** Start PROVIDED MATERIAL **

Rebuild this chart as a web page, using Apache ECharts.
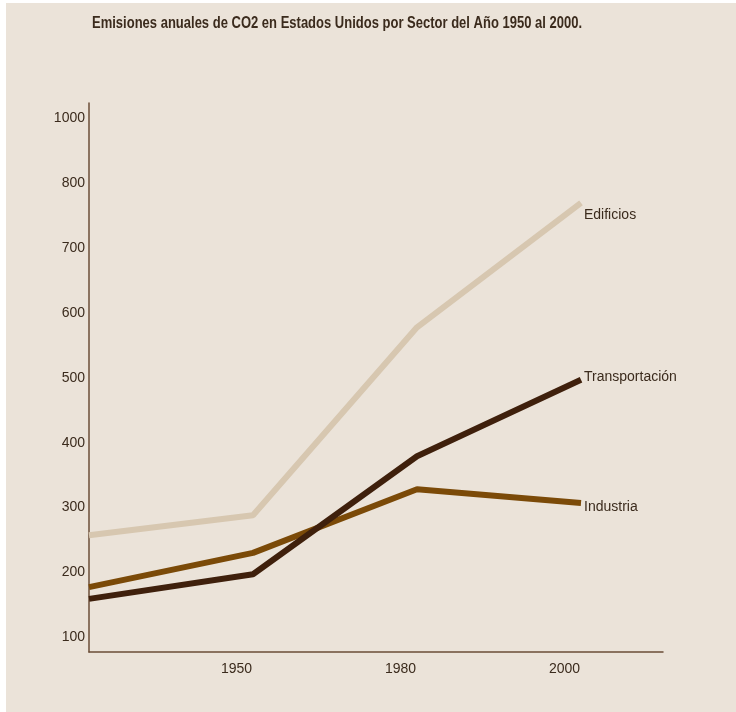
<!DOCTYPE html>
<html>
<head>
<meta charset="utf-8">
<script src="https://cdn.jsdelivr.net/npm/echarts@6/dist/echarts.min.js"></script>
<style>
  html, body { margin: 0; padding: 0; background: #ffffff; width: 736px; height: 712px; overflow: hidden; }
  #chart { position: absolute; left: 6px; top: 3px; width: 730px; height: 709px; }
</style>
</head>
<body>
<div id="chart"></div>
<script>
// Data
var titleText = 'Emisiones anuales de CO2 en Estados Unidos por Sector del Año 1950 al 2000.';
var xPositions = [0, 1, 2, 3];
var xTickValues = [1, 2, 3];
var xTickLabels = ['1950', '1980', '2000'];
var yTickValues = [100, 200, 300, 400, 500, 600, 700, 800, 900];
var yTickLabels = ['100', '200', '300', '400', '500', '600', '700', '800', '1000'];
var seriesNames = ['Edificios', 'Industria', 'Transportación'];
var edificios = [257, 288, 578, 770];
var industria = [177, 230, 328, 307];
var transportacion = [159, 197, 379, 497];

var FONT = '"Liberation Sans", Arial, sans-serif';
var TEXT = '#3b2b1d';
var AXIS = '#6b4e37';

function pairs(vals) {
  return vals.map(function (v, i) { return [xPositions[i], v]; });
}

var chart = echarts.init(document.getElementById('chart'), null, { renderer: 'canvas' });

function mkSeries(name, vals, color, width, offset) {
  return {
    name: name,
    type: 'line',
    data: pairs(vals),
    symbol: 'none',
    silent: true,
    lineStyle: { color: color, width: width },
    endLabel: {
      show: true,
      formatter: name,
      color: TEXT,
      fontFamily: FONT,
      fontSize: 14,
      distance: 3,
      offset: offset
    }
  };
}

chart.setOption({
  backgroundColor: '#ebe3d9',
  animation: false,
  graphic: [{
    type: 'text',
    x: 86,
    y: 20,
    scaleX: 0.765,
    silent: true,
    style: {
      text: titleText,
      font: 'bold 17px "Liberation Sans", Arial, sans-serif',
      fill: TEXT,
      verticalAlign: 'middle',
      align: 'left'
    }
  }],
  grid: { left: 83, right: 73, top: 100, bottom: 60 },
  xAxis: {
    type: 'value',
    min: 0,
    max: 3.5,
    splitLine: { show: false },
    axisTick: { show: false },
    axisLine: { lineStyle: { color: AXIS, width: 1.5 } },
    axisLabel: {
      customValues: xTickValues,
      formatter: function (v) {
        var i = xTickValues.indexOf(v);
        return i >= 0 ? xTickLabels[i] : '';
      },
      color: TEXT,
      fontFamily: FONT,
      fontSize: 14,
      margin: 10,
      padding: [0, 33, 0, 0]
    }
  },
  yAxis: {
    type: 'value',
    min: 77,
    max: 924,
    splitLine: { show: false },
    axisTick: { show: false },
    axisLine: { show: true, lineStyle: { color: AXIS, width: 1.5 } },
    axisLabel: {
      customValues: yTickValues,
      formatter: function (v) {
        var i = yTickValues.indexOf(v);
        return i >= 0 ? yTickLabels[i] : '';
      },
      color: TEXT,
      fontFamily: FONT,
      fontSize: 14,
      margin: 4
    }
  },
  series: [
    mkSeries(seriesNames[0], edificios, '#d7c7b0', 6, [0, 12]),
    mkSeries(seriesNames[1], industria, '#7b4a08', 6, [0, 4]),
    mkSeries(seriesNames[2], transportacion, '#3f200c', 6, [0, -3])
  ]
});
</script>
</body>
</html>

** End PROVIDED MATERIAL **

§ **CHALLENGE**: Copy the listing over exactly, skipping the pictures it holds.

§ **TASK OUTPUT**:
Rebuild this chart as a web page, using Apache ECharts.
<!DOCTYPE html>
<html>
<head>
<meta charset="utf-8">
<script src="https://cdn.jsdelivr.net/npm/echarts@6/dist/echarts.min.js"></script>
<style>
  html, body { margin: 0; padding: 0; background: #ffffff; width: 736px; height: 712px; overflow: hidden; }
  #chart { position: absolute; left: 6px; top: 3px; width: 730px; height: 709px; }
</style>
</head>
<body>
<div id="chart"></div>
<script>
// Data
var titleText = 'Emisiones anuales de CO2 en Estados Unidos por Sector del Año 1950 al 2000.';
var xPositions = [0, 1, 2, 3];
var xTickValues = [1, 2, 3];
var xTickLabels = ['1950', '1980', '2000'];
var yTickValues = [100, 200, 300, 400, 500, 600, 700, 800, 900];
var yTickLabels = ['100', '200', '300', '400', '500', '600', '700', '800', '1000'];
var seriesNames = ['Edificios', 'Industria', 'Transportación'];
var edificios = [257, 288, 578, 770];
var industria = [177, 230, 328, 307];
var transportacion = [159, 197, 379, 497];

var FONT = '"Liberation Sans", Arial, sans-serif';
var TEXT = '#3b2b1d';
var AXIS = '#6b4e37';

function pairs(vals) {
  return vals.map(function (v, i) { return [xPositions[i], v]; });
}

var chart = echarts.init(document.getElementById('chart'), null, { renderer: 'canvas' });

function mkSeries(name, vals, color, width, offset) {
  return {
    name: name,
    type: 'line',
    data: pairs(vals),
    symbol: 'none',
    silent: true,
    lineStyle: { color: color, width: width },
    endLabel: {
      show: true,
      formatter: name,
      color: TEXT,
      fontFamily: FONT,
      fontSize: 14,
      distance: 3,
      offset: offset
    }
  };
}

chart.setOption({
  backgroundColor: '#ebe3d9',
  animation: false,
  graphic: [{
    type: 'text',
    x: 86,
    y: 20,
    scaleX: 0.765,
    silent: true,
    style: {
      text: titleText,
      font: 'bold 17px "Liberation Sans", Arial, sans-serif',
      fill: TEXT,
      verticalAlign: 'middle',
      align: 'left'
    }
  }],
  grid: { left: 83, right: 73, top: 100, bottom: 60 },
  xAxis: {
    type: 'value',
    min: 0,
    max: 3.5,
    splitLine: { show: false },
    axisTick: { show: false },
    axisLine: { lineStyle: { color: AXIS, width: 1.5 } },
    axisLabel: {
      customValues: xTickValues,
      formatter: function (v) {
        var i = xTickValues.indexOf(v);
        return i >= 0 ? xTickLabels[i] : '';
      },
      color: TEXT,
      fontFamily: FONT,
      fontSize: 14,
      margin: 10,
      padding: [0, 33, 0, 0]
    }
  },
  yAxis: {
    type: 'value',
    min: 77,
    max: 924,
    splitLine: { show: false },
    axisTick: { show: false },
    axisLine: { show: true, lineStyle: { color: AXIS, width: 1.5 } },
    axisLabel: {
      customValues: yTickValues,
      formatter: function (v) {
        var i = yTickValues.indexOf(v);
        return i >= 0 ? yTickLabels[i] : '';
      },
      color: TEXT,
      fontFamily: FONT,
      fontSize: 14,
      margin: 4
    }
  },
  series: [
    mkSeries(seriesNames[0], edificios, '#d7c7b0', 6, [0, 12]),
    mkSeries(seriesNames[1], industria, '#7b4a08', 6, [0, 4]),
    mkSeries(seriesNames[2], transportacion, '#3f200c', 6, [0, -3])
  ]
});
</script>
</body>
</html>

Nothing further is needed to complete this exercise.